Wie bekommt man Schüler dazu, ein Gedicht zu schreiben? Man gibt ihnen eine erste Zeile vor, läßt sie zwei Minuten nachdenken und dann loslegen. Das war zumindest die Aufgabenstellung bei der Vorauswahl zur bundesweiten »Deutsch-Olympiade« der neunten Klassen. Natürlich musste die zweite Zeile sich nicht auf »Currywurst« reimen, sonst hätten die Ergebnisse sicher überwiegend auf »großen Durst« gelautet. Stattdessen ging es um den inhaltlich bedenklichen, in Sachen Endreim allerdings leichter zu bewältigenden Versteil »Die Currywurst war kalt und grau«.

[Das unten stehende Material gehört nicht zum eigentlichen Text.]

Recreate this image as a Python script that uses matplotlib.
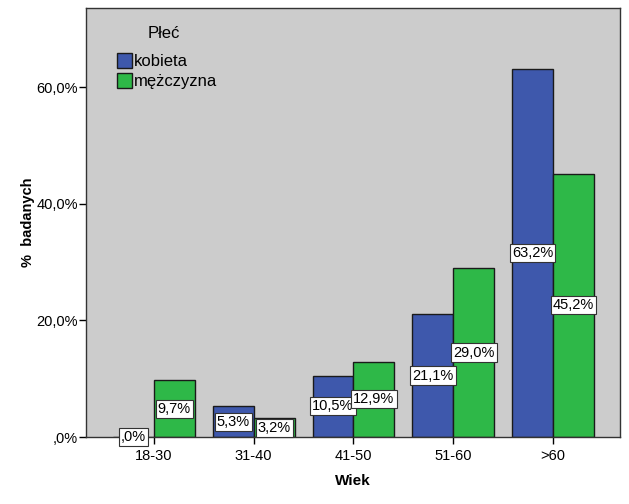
import numpy as np
import matplotlib
matplotlib.use('Agg')
import matplotlib.pyplot as plt
from matplotlib.patches import Patch

plt.rcParams['font.family'] = ['Liberation Sans', 'DejaVu Sans']

# data
categories = ['18-30', '31-40', '41-50', '51-60', '>60']
kobieta = [0.0, 5.3, 10.5, 21.1, 63.2]
mezczyzna = [9.7, 3.2, 12.9, 29.0, 45.2]
series_names = ['kobieta', 'mężczyzna']
colors = ['#3E58AC', '#2EB848']

def fmt(v):
    s = '%.1f%%' % v
    s = s.replace('.', ',')
    if s.startswith('0,'):
        s = s[1:]
    return s

fig = plt.figure(figsize=(6.29, 5.04), dpi=100)
ax = fig.add_axes([0.1367, 0.1329, 0.8490, 0.8511])
ax.set_facecolor('#CCCCCC')

x = np.arange(len(categories))
w = 0.41
for vals, off, col in [(kobieta, -w/2, colors[0]), (mezczyzna, w/2, colors[1])]:
    ax.bar(x+off, vals, width=w, color=col, edgecolor='#1a1a1a', linewidth=1, zorder=2)
    for xi, v in zip(x, vals):
        ax.text(xi+off, v/2.0, fmt(v), ha='center', va='center', fontsize=10.5, zorder=3,
                bbox=dict(boxstyle='square,pad=0.14', facecolor='white', edgecolor='#333333', linewidth=0.8))

ax.set_xlim(-0.68, 4.67)
ax.set_ylim(0, 73.6)
ax.set_xticks(x)
ax.set_xticklabels(categories, fontsize=10.5)
yt = [0, 20, 40, 60]
ax.set_yticks(yt)
ax.set_yticklabels([fmt(v) for v in yt], fontsize=10.5)
ax.tick_params(direction='out', length=5, width=1, color='black')
ax.tick_params(axis='y', pad=1)
for sp in ax.spines.values():
    sp.set_color('#333333')
    sp.set_linewidth(1)

ax.set_xlabel('Wiek', fontsize=11, fontweight='bold', labelpad=8)
ax.set_ylabel('%  badanych', fontsize=10.5, fontweight='bold', labelpad=1)

ax.text(0.115, 0.94, 'Płeć', transform=ax.transAxes, fontsize=12, ha='left', va='center')
handles = [Patch(facecolor=c, edgecolor='#1a1a1a', label=n) for c, n in zip(colors, series_names)]
leg = ax.legend(handles=handles, loc='upper left', bbox_to_anchor=(0.058, 0.895),
                frameon=False, fontsize=12, handlelength=0.9, handleheight=1.0,
                handletextpad=0.1, labelspacing=0.22, borderaxespad=0, borderpad=0)

fig.savefig('out.png', dpi=100)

Doch auch die bereits vorgestellte »Entdeckung der Currywurst« von Uwe Timm hat an Oberschulen längst ihren festen Platz. Kein Wunder, dass es die Erzählung auch als »Lehrerheft mit Schülerheft« gibt, alternativ sei Pädagogen der Griff zu den broschierten »Unterrichtsmodellen mit Kopiervorlagen« geraten - natürlich ebenfalls mit Blick auf das Timmsche Original. Und eine andere Arbeit ist gar mit »Uwe Timms ›Die Entdeckung der Currywurst‹ - Sachanalyse und didaktische Reflexion« betitelt. Darin denkt die Autorin nach eigenem Bekenntnis »über die Möglichkeiten dieser Lektüre und deren Umsetzung im Literaturunterricht« nach.


Viel besser dürfte vor allem jungen Lesern diese Geschichte in der Version der ausgezeichneten Comic-Zeichnerin Isabel Kreitz schmecken. Die hat die Geschichte nämlich in eine ganz eigene und moderne Form gebracht. Auf 48 Seiten gibt die Gestalterin eine zwar gekürzte Variante des Originals wieder, nichtsdestotrotz hat sie ihre ganz persönlichen Bilder entwickelt: »Ich halte nicht viel davon, nur die Vorlage zu verwursten. Ich habe schon bei verfilmter Literatur gedacht, dass es schade ist, wenn die Bilder, die man sich beim Lesen macht, schon vorweg interpretiert werden. Und das wird bei Comics genauso gehen.« Nicht zuletzt deshalb bleibt es in den kleinen Zeichnungen bei schwarzer Tusche, die der Fantasie des Betrachters mehr Freiheiten lässt.